Your task is to print exactly the lines from the line that contains "Write the Apache ECharts code for this chart." through the line that contains "</script></body></html>", with pictures left out.
══════
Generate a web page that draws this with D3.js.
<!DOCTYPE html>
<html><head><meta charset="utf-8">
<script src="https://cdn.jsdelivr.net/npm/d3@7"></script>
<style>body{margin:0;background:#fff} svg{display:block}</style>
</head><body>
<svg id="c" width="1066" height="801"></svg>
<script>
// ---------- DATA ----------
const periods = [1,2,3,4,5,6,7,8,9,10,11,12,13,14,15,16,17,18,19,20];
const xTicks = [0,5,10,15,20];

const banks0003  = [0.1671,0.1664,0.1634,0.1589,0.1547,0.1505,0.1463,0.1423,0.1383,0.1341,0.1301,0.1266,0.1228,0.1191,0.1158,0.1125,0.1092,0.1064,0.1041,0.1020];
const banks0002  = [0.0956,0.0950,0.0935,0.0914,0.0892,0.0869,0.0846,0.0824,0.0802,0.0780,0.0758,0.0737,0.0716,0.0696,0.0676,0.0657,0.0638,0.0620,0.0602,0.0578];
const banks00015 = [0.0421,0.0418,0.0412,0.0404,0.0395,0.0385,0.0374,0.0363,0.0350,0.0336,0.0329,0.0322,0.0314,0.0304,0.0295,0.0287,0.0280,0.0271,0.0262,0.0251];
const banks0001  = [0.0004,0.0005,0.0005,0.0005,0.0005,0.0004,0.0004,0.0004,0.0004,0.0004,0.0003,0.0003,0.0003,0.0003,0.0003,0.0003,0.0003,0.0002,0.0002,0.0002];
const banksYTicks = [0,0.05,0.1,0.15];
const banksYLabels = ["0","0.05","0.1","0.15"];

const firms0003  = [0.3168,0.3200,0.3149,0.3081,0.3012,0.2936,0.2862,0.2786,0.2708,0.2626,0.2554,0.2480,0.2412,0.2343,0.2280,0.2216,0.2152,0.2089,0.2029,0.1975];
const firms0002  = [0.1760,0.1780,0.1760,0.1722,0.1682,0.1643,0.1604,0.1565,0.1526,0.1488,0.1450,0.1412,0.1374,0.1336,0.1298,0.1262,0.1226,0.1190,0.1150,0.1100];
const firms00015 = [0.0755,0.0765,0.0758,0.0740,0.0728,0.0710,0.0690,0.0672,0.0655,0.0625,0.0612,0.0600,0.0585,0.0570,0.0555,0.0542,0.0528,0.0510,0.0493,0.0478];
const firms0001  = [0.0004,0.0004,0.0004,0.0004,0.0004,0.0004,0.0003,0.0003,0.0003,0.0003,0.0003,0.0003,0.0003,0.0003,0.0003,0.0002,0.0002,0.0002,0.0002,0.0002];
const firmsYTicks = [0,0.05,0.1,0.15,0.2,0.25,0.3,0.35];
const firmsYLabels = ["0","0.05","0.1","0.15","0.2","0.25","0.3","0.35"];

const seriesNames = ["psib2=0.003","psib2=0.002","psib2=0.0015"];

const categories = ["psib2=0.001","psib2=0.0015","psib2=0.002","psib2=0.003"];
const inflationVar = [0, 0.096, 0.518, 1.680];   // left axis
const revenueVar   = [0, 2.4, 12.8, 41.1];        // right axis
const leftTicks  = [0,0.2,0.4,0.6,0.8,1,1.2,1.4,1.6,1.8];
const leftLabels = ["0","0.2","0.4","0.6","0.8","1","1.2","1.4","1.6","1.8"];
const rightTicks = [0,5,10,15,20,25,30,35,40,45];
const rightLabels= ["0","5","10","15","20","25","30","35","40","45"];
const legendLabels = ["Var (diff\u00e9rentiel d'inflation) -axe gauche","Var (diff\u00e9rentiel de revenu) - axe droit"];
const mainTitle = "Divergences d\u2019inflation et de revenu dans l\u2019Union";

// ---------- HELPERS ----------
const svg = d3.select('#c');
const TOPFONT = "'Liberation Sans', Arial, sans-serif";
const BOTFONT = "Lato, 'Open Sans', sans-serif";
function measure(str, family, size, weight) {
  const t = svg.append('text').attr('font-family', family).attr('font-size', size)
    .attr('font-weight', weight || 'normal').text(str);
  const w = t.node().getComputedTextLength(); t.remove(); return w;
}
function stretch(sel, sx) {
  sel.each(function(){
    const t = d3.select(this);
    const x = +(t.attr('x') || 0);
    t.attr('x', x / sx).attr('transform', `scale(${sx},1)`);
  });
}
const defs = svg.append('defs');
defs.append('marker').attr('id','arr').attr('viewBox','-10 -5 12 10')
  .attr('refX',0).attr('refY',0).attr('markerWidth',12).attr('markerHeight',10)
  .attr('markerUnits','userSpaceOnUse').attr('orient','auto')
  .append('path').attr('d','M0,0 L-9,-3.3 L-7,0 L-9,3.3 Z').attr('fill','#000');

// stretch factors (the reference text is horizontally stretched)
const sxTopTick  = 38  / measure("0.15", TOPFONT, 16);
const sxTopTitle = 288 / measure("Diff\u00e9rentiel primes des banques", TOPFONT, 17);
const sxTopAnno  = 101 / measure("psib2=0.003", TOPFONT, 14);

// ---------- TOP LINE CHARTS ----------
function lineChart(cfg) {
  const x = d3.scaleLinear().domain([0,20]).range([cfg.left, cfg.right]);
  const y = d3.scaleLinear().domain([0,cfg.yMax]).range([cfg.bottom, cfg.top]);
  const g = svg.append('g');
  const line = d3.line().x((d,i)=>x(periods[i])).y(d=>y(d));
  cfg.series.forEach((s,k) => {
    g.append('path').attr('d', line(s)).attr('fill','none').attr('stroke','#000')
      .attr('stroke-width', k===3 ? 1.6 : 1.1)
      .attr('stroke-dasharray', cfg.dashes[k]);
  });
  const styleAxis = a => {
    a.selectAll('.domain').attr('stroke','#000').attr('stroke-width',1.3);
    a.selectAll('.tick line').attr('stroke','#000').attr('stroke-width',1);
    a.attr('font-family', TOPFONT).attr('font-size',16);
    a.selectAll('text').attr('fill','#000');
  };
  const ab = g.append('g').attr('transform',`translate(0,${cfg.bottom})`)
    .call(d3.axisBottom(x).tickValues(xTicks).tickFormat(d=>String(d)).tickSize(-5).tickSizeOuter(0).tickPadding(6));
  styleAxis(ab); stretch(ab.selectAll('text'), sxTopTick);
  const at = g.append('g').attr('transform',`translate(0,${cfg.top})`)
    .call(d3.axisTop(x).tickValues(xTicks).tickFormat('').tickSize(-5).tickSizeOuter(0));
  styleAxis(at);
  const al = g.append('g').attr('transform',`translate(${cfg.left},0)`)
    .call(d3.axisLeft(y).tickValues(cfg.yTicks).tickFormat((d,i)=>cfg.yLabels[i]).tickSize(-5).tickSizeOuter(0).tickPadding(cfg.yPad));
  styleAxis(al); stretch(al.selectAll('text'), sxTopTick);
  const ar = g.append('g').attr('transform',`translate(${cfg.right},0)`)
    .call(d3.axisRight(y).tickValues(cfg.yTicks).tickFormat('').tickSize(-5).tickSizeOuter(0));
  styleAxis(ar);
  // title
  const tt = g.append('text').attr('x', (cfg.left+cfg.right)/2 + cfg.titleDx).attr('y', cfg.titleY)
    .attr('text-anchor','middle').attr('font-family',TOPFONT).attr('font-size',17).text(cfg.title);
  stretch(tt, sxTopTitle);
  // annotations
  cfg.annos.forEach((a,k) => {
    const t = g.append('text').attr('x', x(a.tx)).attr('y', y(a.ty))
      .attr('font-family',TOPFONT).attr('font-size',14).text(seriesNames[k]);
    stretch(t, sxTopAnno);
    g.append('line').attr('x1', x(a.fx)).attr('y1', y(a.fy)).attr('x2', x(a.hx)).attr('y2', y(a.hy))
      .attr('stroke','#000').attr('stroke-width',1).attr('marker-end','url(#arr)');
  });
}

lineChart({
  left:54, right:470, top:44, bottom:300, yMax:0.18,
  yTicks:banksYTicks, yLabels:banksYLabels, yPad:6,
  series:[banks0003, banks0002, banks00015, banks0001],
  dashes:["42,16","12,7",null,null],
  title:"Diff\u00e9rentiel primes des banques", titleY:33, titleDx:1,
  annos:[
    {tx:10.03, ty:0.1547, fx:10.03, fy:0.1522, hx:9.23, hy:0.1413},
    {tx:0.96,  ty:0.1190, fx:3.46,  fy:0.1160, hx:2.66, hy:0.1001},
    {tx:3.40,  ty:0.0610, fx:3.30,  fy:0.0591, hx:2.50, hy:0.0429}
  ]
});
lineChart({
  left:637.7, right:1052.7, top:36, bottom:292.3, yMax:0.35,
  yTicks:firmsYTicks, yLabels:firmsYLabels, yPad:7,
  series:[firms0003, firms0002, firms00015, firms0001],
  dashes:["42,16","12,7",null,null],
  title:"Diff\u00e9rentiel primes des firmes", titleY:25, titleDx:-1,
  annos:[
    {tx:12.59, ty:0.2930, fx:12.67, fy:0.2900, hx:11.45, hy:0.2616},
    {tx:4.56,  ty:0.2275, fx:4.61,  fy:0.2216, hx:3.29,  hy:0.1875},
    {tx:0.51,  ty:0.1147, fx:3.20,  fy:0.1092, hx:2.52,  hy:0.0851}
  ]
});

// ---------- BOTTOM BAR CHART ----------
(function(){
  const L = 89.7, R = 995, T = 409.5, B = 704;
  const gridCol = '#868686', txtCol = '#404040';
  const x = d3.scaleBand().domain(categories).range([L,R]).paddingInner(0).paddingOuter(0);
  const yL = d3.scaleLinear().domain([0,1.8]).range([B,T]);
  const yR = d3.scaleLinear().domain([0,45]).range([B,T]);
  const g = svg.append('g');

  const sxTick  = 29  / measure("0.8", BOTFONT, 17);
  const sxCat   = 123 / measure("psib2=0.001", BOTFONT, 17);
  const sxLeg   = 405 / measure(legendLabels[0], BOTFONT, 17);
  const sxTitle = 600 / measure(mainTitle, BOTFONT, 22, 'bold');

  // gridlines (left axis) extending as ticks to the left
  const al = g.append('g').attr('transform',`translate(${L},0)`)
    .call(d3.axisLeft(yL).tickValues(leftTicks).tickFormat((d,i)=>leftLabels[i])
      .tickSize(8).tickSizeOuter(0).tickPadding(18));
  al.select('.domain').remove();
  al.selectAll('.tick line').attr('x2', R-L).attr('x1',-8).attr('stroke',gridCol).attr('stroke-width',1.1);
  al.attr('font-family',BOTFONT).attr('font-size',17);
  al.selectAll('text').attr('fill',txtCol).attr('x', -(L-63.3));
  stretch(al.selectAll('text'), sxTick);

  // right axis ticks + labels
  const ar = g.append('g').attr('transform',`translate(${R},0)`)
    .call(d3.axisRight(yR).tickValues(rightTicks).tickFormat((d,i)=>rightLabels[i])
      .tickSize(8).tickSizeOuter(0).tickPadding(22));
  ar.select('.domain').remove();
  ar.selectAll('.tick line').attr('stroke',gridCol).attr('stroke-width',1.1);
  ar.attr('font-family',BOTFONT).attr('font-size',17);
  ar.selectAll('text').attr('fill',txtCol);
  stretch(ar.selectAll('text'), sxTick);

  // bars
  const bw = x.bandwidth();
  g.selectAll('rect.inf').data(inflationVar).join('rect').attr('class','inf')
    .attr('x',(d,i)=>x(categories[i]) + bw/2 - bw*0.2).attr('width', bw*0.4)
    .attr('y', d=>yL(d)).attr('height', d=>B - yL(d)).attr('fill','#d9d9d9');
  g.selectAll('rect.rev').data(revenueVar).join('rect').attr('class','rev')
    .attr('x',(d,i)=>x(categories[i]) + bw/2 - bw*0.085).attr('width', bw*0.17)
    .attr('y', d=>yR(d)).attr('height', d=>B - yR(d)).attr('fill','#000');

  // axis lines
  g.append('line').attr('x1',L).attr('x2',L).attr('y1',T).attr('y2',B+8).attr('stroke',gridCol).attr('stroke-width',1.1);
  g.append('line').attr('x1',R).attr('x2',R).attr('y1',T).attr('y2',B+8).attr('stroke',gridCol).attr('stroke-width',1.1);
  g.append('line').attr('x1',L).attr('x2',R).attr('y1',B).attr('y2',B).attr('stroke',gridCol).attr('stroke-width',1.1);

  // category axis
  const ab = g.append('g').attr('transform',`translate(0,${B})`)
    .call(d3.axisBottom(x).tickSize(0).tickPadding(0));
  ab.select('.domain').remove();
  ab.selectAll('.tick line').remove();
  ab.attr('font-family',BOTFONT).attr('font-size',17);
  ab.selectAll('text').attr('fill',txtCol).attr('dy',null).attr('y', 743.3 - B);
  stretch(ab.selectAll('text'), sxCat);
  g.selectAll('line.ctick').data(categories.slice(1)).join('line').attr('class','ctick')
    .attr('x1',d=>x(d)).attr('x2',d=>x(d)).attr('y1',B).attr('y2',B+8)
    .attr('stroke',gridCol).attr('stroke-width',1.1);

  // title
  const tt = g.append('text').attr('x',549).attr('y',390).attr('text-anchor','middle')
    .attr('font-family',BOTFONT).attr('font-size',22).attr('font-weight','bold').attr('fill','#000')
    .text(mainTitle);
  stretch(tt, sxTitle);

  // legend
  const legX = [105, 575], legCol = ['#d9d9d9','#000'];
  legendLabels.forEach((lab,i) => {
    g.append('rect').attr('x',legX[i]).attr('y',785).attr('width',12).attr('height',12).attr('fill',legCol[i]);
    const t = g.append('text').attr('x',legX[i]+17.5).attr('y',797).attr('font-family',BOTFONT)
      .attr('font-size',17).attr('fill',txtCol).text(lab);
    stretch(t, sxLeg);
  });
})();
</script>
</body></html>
══════
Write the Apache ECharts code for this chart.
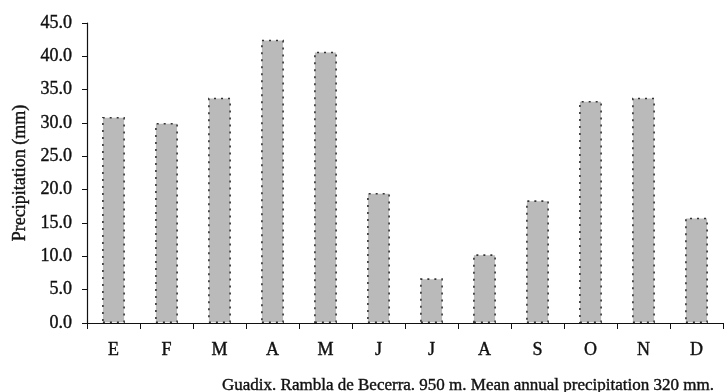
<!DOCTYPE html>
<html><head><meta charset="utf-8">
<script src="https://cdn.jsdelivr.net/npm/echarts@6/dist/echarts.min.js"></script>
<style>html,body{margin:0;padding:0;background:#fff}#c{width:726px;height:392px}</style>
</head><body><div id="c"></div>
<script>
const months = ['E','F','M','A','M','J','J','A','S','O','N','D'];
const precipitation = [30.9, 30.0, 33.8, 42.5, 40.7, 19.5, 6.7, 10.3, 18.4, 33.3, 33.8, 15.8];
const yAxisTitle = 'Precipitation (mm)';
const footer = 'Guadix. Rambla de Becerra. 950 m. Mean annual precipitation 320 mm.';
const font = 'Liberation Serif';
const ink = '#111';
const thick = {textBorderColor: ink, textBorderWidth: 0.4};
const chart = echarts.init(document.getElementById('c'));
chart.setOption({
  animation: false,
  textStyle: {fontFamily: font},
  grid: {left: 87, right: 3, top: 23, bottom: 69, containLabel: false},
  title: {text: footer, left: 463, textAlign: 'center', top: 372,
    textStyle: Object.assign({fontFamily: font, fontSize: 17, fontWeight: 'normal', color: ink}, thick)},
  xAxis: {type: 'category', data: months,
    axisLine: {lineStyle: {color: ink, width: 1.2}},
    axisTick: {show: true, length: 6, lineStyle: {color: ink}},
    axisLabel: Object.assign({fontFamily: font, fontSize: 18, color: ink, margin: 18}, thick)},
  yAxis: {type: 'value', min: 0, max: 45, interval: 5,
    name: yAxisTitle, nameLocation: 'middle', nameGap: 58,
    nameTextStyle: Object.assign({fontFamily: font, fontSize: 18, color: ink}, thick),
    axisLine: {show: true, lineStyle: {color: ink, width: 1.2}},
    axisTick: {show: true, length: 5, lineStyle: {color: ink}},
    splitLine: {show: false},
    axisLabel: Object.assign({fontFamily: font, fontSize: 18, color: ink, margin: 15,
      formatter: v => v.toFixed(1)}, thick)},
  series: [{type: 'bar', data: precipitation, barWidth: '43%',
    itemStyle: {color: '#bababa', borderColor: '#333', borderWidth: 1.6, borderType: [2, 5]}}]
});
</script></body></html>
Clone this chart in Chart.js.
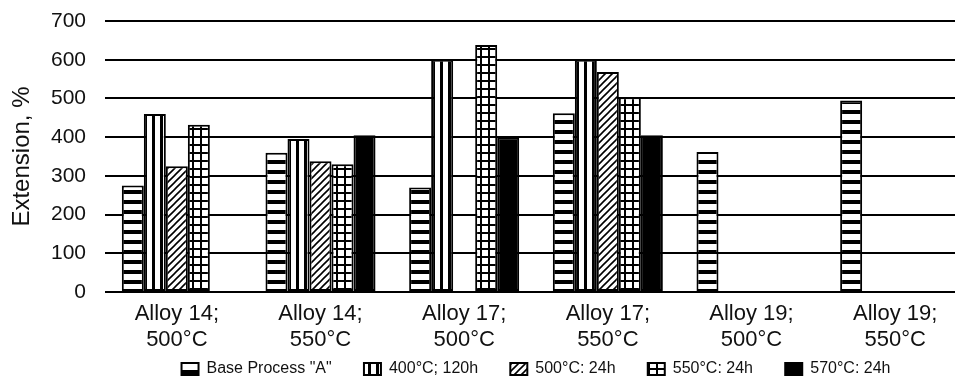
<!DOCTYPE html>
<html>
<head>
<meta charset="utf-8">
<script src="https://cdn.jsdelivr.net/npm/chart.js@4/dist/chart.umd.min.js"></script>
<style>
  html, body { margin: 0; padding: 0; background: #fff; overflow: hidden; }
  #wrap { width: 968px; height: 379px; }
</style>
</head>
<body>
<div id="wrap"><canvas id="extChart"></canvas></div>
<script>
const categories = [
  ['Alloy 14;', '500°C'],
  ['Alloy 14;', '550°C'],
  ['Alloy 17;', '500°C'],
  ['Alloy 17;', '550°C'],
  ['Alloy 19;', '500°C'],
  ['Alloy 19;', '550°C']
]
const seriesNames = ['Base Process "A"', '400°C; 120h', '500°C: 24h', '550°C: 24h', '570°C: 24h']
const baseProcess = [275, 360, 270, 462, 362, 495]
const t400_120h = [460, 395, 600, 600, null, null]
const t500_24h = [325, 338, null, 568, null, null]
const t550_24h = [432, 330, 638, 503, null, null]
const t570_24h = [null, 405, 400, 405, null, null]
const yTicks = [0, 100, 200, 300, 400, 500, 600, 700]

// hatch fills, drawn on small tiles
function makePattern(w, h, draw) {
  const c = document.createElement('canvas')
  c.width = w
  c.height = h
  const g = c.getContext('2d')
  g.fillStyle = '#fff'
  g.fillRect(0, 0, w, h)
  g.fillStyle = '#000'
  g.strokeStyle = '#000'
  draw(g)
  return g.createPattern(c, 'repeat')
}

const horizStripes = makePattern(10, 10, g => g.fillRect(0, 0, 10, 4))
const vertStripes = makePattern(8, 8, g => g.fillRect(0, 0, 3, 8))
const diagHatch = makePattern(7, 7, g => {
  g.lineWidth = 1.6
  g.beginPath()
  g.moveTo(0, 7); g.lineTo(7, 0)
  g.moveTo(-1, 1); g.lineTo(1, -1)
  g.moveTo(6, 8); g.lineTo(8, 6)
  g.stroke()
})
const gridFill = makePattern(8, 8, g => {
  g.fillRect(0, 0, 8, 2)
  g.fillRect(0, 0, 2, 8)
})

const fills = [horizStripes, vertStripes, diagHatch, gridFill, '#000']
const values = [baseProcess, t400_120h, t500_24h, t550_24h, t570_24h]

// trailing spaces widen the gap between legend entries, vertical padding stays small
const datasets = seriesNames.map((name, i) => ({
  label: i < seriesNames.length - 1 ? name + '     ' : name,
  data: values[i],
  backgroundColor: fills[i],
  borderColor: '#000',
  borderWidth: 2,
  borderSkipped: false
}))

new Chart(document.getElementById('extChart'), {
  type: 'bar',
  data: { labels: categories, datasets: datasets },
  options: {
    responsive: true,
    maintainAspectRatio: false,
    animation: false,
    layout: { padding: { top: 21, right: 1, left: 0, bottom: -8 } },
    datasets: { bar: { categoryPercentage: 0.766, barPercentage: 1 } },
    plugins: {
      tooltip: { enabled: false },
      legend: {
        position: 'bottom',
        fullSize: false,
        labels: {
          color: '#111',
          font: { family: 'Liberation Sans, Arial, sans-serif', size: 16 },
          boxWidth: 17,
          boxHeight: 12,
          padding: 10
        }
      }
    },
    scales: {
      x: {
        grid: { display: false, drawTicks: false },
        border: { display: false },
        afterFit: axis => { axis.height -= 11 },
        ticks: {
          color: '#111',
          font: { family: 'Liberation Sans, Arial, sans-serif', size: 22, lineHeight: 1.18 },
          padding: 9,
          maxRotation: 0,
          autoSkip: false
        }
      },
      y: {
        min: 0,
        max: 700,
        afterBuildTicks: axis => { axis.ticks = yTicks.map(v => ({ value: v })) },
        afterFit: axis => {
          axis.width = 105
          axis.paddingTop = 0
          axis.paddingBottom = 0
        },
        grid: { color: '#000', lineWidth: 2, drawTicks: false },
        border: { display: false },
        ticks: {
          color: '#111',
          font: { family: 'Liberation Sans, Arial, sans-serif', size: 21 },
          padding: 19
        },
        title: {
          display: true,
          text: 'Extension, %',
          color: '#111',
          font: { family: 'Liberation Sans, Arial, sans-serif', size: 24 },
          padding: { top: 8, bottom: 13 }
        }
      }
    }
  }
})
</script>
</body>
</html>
══════
# Result:
Write the Apache ECharts code for this chart.
<!DOCTYPE html>
<html><head><meta charset="utf-8">
<script src="https://cdn.jsdelivr.net/npm/echarts@6/dist/echarts.min.js"></script>
<style>html,body{margin:0;padding:0;background:#fff}#c{width:726px;height:392px}</style>
</head><body><div id="c"></div>
<script>
const months = ['E','F','M','A','M','J','J','A','S','O','N','D'];
const precipitation = [30.9, 30.0, 33.8, 42.5, 40.7, 19.5, 6.7, 10.3, 18.4, 33.3, 33.8, 15.8];
const yAxisTitle = 'Precipitation (mm)';
const footer = 'Guadix. Rambla de Becerra. 950 m. Mean annual precipitation 320 mm.';
const font = 'Liberation Serif';
const ink = '#111';
const thick = {textBorderColor: ink, textBorderWidth: 0.4};
const chart = echarts.init(document.getElementById('c'));
chart.setOption({
  animation: false,
  textStyle: {fontFamily: font},
  grid: {left: 87, right: 3, top: 23, bottom: 69, containLabel: false},
  title: {text: footer, left: 463, textAlign: 'center', top: 372,
    textStyle: Object.assign({fontFamily: font, fontSize: 17, fontWeight: 'normal', color: ink}, thick)},
  xAxis: {type: 'category', data: months,
    axisLine: {lineStyle: {color: ink, width: 1.2}},
    axisTick: {show: true, length: 6, lineStyle: {color: ink}},
    axisLabel: Object.assign({fontFamily: font, fontSize: 18, color: ink, margin: 18}, thick)},
  yAxis: {type: 'value', min: 0, max: 45, interval: 5,
    name: yAxisTitle, nameLocation: 'middle', nameGap: 58,
    nameTextStyle: Object.assign({fontFamily: font, fontSize: 18, color: ink}, thick),
    axisLine: {show: true, lineStyle: {color: ink, width: 1.2}},
    axisTick: {show: true, length: 5, lineStyle: {color: ink}},
    splitLine: {show: false},
    axisLabel: Object.assign({fontFamily: font, fontSize: 18, color: ink, margin: 15,
      formatter: v => v.toFixed(1)}, thick)},
  series: [{type: 'bar', data: precipitation, barWidth: '43%',
    itemStyle: {color: '#bababa', borderColor: '#333', borderWidth: 1.6, borderType: [2, 5]}}]
});
</script></body></html>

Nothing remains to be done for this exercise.